The next three Super Bowls are set for Santa Clara, Los Angeles, and Atlanta. For 2029, the NFL’s championship game could be heading back to Las Vegas.
That’s the word from Ben Fischer of Sports Business Journal, who reports that the league is leaning toward a return to Sin City only five years after the Super Bowl was played there for the first time.
The news is a bit of a surprise, because the public money quid pro quo would point to Nashville for Super Bowl LXIII, since the 2028 season will be the second year of the new stadium that’s being built in Tennessee.
A final selection will come later this year. Awarding the game to Allegiant Stadium would mesh with Fischer’s reporting that the NFL currently has two Tier 1 cities that will get the game as often as possible — Las Vegas and Los Angeles.

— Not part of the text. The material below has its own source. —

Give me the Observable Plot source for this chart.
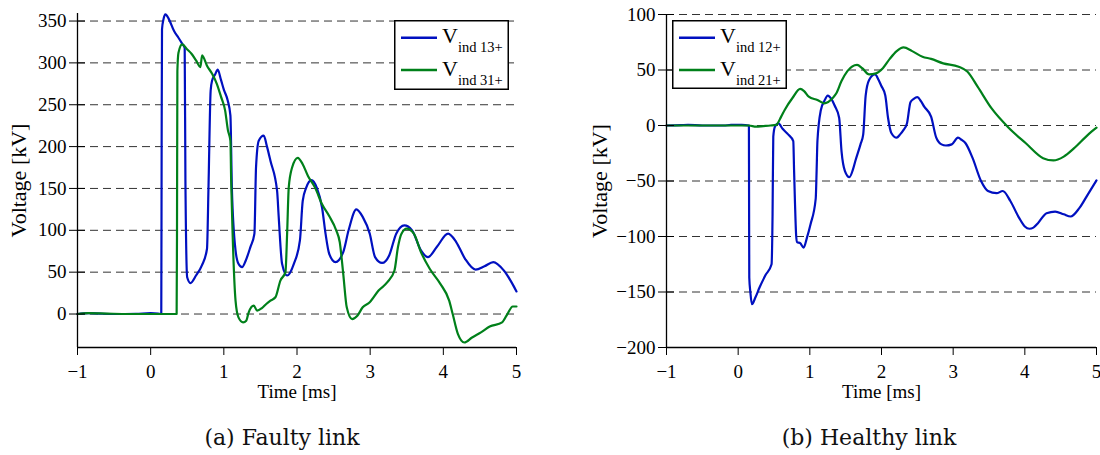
<!DOCTYPE html>
<html><head><meta charset="utf-8">
<script src="https://cdn.jsdelivr.net/npm/d3@7"></script>
<script src="https://cdn.jsdelivr.net/npm/@observablehq/plot@0.6"></script>
<style>
body{margin:0;background:#fff;}
#wrap{position:relative;width:1100px;height:455px;font-family:"Liberation Serif",serif;overflow:hidden;}
.panel{position:absolute;top:0;}
.panel svg{overflow:visible;}
.caption{position:absolute;top:427px;font-family:"DejaVu Serif",serif;font-size:22px;line-height:22px;transform:translateX(-50%);white-space:nowrap;color:#111;}
.legend{position:absolute;}
</style>
</head><body>
<div id="wrap"></div>
<script>
// ---------- data ----------
const xTicks = [-1, 0, 1, 2, 3, 4, 5];
const yTicksA = [0, 50, 100, 150, 200, 250, 300, 350];
const yTicksB = [-200, -150, -100, -50, 0, 50, 100];
const captions = ["(a) Faulty link", "(b) Healthy link"];
const legendA = ["ind 13+", "ind 31+"];
const legendB = ["ind 12+", "ind 21+"];

// (a) Faulty link: [time ms, voltage kV]
const faulty13 = [[-1,0],[-0.85,1],[-0.7,0.5],[-0.5,0],[-0.2,0.3],[0,1],[0.1,0.5],[0.145,0],[0.15,200],[0.155,340],[0.175,352],[0.202,358],[0.25,352],[0.32,338],[0.38,330],[0.43,323],[0.465,318],[0.475,159],[0.499,44],[0.544,37],[0.62,46],[0.70,58],[0.77,78],[0.79,150],[0.82,267],[0.84,279],[0.88,286],[0.917,292],[0.96,280],[1.0,268],[1.053,255],[1.09,237],[1.11,150],[1.16,76],[1.2,60],[1.25,56],[1.30,64],[1.363,80],[1.418,96],[1.44,175],[1.477,207],[1.545,213],[1.59,200],[1.637,183],[1.728,147],[1.75,116],[1.796,60],[1.865,46],[1.957,60],[2.04,88],[2.078,135],[2.126,151],[2.198,160],[2.27,151],[2.343,127],[2.39,96],[2.44,72],[2.526,62],[2.632,74],[2.705,100],[2.811,125],[2.898,116],[2.994,96],[3.067,68],[3.163,61],[3.26,70],[3.356,96],[3.467,106],[3.573,100],[3.694,76],[3.79,68],[3.91,80],[4.065,96],[4.176,86],[4.297,66],[4.441,53],[4.562,57],[4.683,62],[4.827,52],[5,27]];
const faulty31 = [[-1,0],[-0.85,1],[-0.6,0.5],[-0.3,0],[0,0],[0.2,0],[0.355,0],[0.36,100],[0.365,290],[0.38,312],[0.43,322],[0.5,316],[0.558,311],[0.62,303],[0.68,295],[0.703,309],[0.72,307],[0.768,297],[0.84,287],[0.904,275],[0.96,260],[1.018,243],[1.055,220],[1.09,207],[1.10,160],[1.12,96],[1.16,16],[1.2,-4],[1.264,-10],[1.306,-8],[1.34,2],[1.409,10],[1.455,4],[1.52,7],[1.58,12],[1.637,16],[1.705,20],[1.773,40],[1.842,50],[1.865,96],[1.887,151],[1.933,175],[2.01,186.6],[2.078,179],[2.15,165],[2.247,151],[2.343,131],[2.44,117],[2.536,100],[2.584,86],[2.632,48],[2.68,8],[2.753,-6],[2.825,-2],[2.898,8],[2.994,14],[3.115,28],[3.235,38],[3.332,52],[3.38,80],[3.428,96],[3.5,102],[3.597,96],[3.694,74],[3.814,54],[3.959,36],[4.08,16],[4.128,0],[4.2,-24],[4.287,-34],[4.393,-28],[4.514,-22],[4.634,-15],[4.803,-10],[4.876,0],[4.948,9],[5,9]];

// (b) Healthy link
const healthy12 = [[-1,0],[-0.8,0.3],[-0.7,0.6],[-0.5,0],[-0.2,0],[-0.1,0.5],[0.05,0.5],[0.15,0],[0.152,-60],[0.155,-137],[0.17,-150],[0.192,-161],[0.24,-155],[0.298,-146],[0.38,-135],[0.466,-125],[0.48,-80],[0.49,-10],[0.514,-1],[0.562,2],[0.62,-3],[0.697,-8],[0.769,-14],[0.78,-40],[0.793,-70],[0.81,-100],[0.822,-105],[0.865,-106],[0.913,-110],[0.96,-101],[1.01,-89],[1.082,-66],[1.095,-40],[1.106,-14],[1.154,14],[1.202,22],[1.25,27],[1.30,24],[1.346,18],[1.409,7],[1.442,-23],[1.49,-41],[1.553,-46.5],[1.60,-40],[1.635,-32],[1.707,-17],[1.745,-8],[1.779,27],[1.827,41],[1.909,46],[1.96,41],[1.995,36],[2.053,27],[2.091,7],[2.139,-7],[2.212,-11],[2.26,-8],[2.308,-4],[2.356,2],[2.404,21],[2.45,24],[2.5,25.5],[2.55,22],[2.596,17],[2.692,8],[2.764,-11],[2.837,-17],[2.9,-18],[2.98,-17],[3.067,-11],[3.12,-13],[3.173,-16],[3.269,-29],[3.389,-50],[3.486,-59],[3.606,-61],[3.692,-59],[3.798,-68],[3.918,-83],[4.0,-91],[4.063,-93],[4.12,-92],[4.183,-88],[4.303,-79],[4.423,-77.5],[4.543,-80],[4.639,-82],[4.76,-74.5],[4.88,-62],[5,-49.5]];
const healthy21 = [[-1,0],[-0.6,0],[-0.3,0],[0,0],[0.15,0],[0.25,-1],[0.35,-0.5],[0.45,0],[0.529,0.5],[0.6,8],[0.649,14],[0.76,25],[0.865,33],[0.92,31],[0.985,26],[1.106,23],[1.202,20],[1.322,25],[1.37,29],[1.442,40],[1.524,49],[1.659,54.6],[1.731,51.6],[1.827,46],[1.923,47],[2.019,51.6],[2.115,60],[2.212,67],[2.308,70.3],[2.428,67],[2.572,62],[2.692,60],[2.861,56],[3.077,53],[3.197,48.6],[3.341,35],[3.534,15.6],[3.774,-2],[4.014,-16],[4.255,-29.4],[4.399,-31.5],[4.543,-28],[4.688,-20.4],[4.88,-8.4],[5,-2]];

const BLUE = "#0010c0", GREEN = "#00801a";
const FONT = "Liberation Serif";
const fmt = d => d < 0 ? "\u2212" + Math.abs(d) : String(d);

function panel(opts) {
  const {s1, s2, yDomain, yTicks, width, marginLeft, marginRight, marginTop, labelOffsetY} = opts;
  return Plot.plot({
    width, height: 400, marginLeft, marginRight, marginTop, marginBottom: 53,
    x: {domain: [-1, 5]},
    y: {domain: yDomain},
    style: {fontFamily: FONT, fontSize: "19px", background: "transparent", color: "#000", overflow: "visible"},
    marks: [
      Plot.gridY(yTicks, {stroke: "#333", strokeOpacity: 1, strokeWidth: 1, strokeDasharray: "8,5"}),
      Plot.line(s1, {x: d => d[0], y: d => d[1], stroke: BLUE, strokeWidth: 2.2, curve: "monotone-x"}),
      Plot.line(s2, {x: d => d[0], y: d => d[1], stroke: GREEN, strokeWidth: 2.2, curve: "monotone-x"}),
      Plot.ruleX([-1], {stroke: "#000", strokeWidth: 1.3}),
      Plot.ruleY([yDomain[0]], {stroke: "#000", strokeWidth: 1.3}),
      Plot.axisY(yTicks, {tickSize: 8, tickPadding: 3, tickFormat: fmt, fontSize: 19, label: null}),
      Plot.axisY(yTicks, {tickSize: 8, dx: 8, tickFormat: () => "", label: null}),
      Plot.axisY(yTicks, {tickSize: 0, tickFormat: () => "", fontSize: 22, label: "Voltage [kV]", labelAnchor: "center", labelArrow: "none", labelOffset: labelOffsetY}),
      Plot.axisX(xTicks, {tickSize: 8, tickPadding: 9, tickFormat: fmt, fontSize: 19, label: "Time [ms]", labelAnchor: "center", labelArrow: "none", labelOffset: 50})
    ]
  });
}

const wrap = document.getElementById("wrap");

function addPanel(left, plot) {
  const d = document.createElement("div");
  d.className = "panel";
  d.style.left = left + "px";
  d.appendChild(plot);
  wrap.appendChild(d);
}

addPanel(0, panel({s1: faulty13, s2: faulty31, yDomain: [-40, 359], yTicks: yTicksA, width: 550, marginLeft: 77, marginRight: 34, marginTop: 13, labelOffsetY: 67}));
addPanel(560, panel({s1: healthy12, s2: healthy21, yDomain: [-200, 100], yTicks: yTicksB, width: 540, marginLeft: 106, marginRight: 4, marginTop: 14, labelOffsetY: 75}));

function addLegend(left, top, w, h, names) {
  const svg = d3.create("svg").attr("class", "legend")
    .attr("width", w).attr("height", h)
    .style("left", left + "px").style("top", top + "px");
  svg.append("rect").attr("x", 0.75).attr("y", 0.75).attr("width", w - 1.5).attr("height", h - 1.5)
    .attr("fill", "#fff").attr("stroke", "#000").attr("stroke-width", 1.5);
  const colors = [BLUE, GREEN];
  const rows = [{ly: 17.7, vy: 22.5, sy: 31.5}, {ly: 50, vy: 55.5, sy: 65}];
  names.forEach((n, i) => {
    svg.append("line").attr("x1", 7).attr("x2", 43).attr("y1", rows[i].ly).attr("y2", rows[i].ly)
      .attr("stroke", colors[i]).attr("stroke-width", 2.5);
    const t = svg.append("text").attr("x", 48).attr("y", rows[i].vy)
      .attr("font-family", FONT).attr("font-size", 22).attr("fill", "#000");
    t.append("tspan").text("V");
    t.append("tspan").attr("font-size", 14.5).attr("dy", rows[i].sy - rows[i].vy).text(n);
  });
  wrap.appendChild(svg.node());
}
addLegend(394, 20, 115, 70, legendA);
addLegend(672, 20, 115, 69, legendB);

[[282, captions[0]], [869, captions[1]]].forEach(([cx, txt]) => {
  const c = document.createElement("div");
  c.className = "caption";
  c.style.left = cx + "px";
  c.textContent = txt;
  wrap.appendChild(c);
});
</script>
</body></html>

While my own preference would be a three-city primary rotation of Las Vegas, Miami, and New Orleans, my opinion means (as it often does), jack squat. With Vegas getting a game only five years after its first one (and with L.A. due to have its second SoFi Stadium game five years after its first), it looks like the league is settling on a once-every-five-years plan for those two locations, with other locations filling out the other three spots.
Tennessee will get one, at some point. And it will have a chance to nudge its way into Tier 1.
Still, the overall experience is better in Miami and New Orleans. Hopefully, the game will be back in both places, sooner than later.
Miami last hosted the game in 2020. The gap will stretch to at least 10 years, if Super Bowl LXIII goes to Las Vegas. If the 2030 game lands in Nashville, it’ll be at least 11 years between South Florida Super Bowls.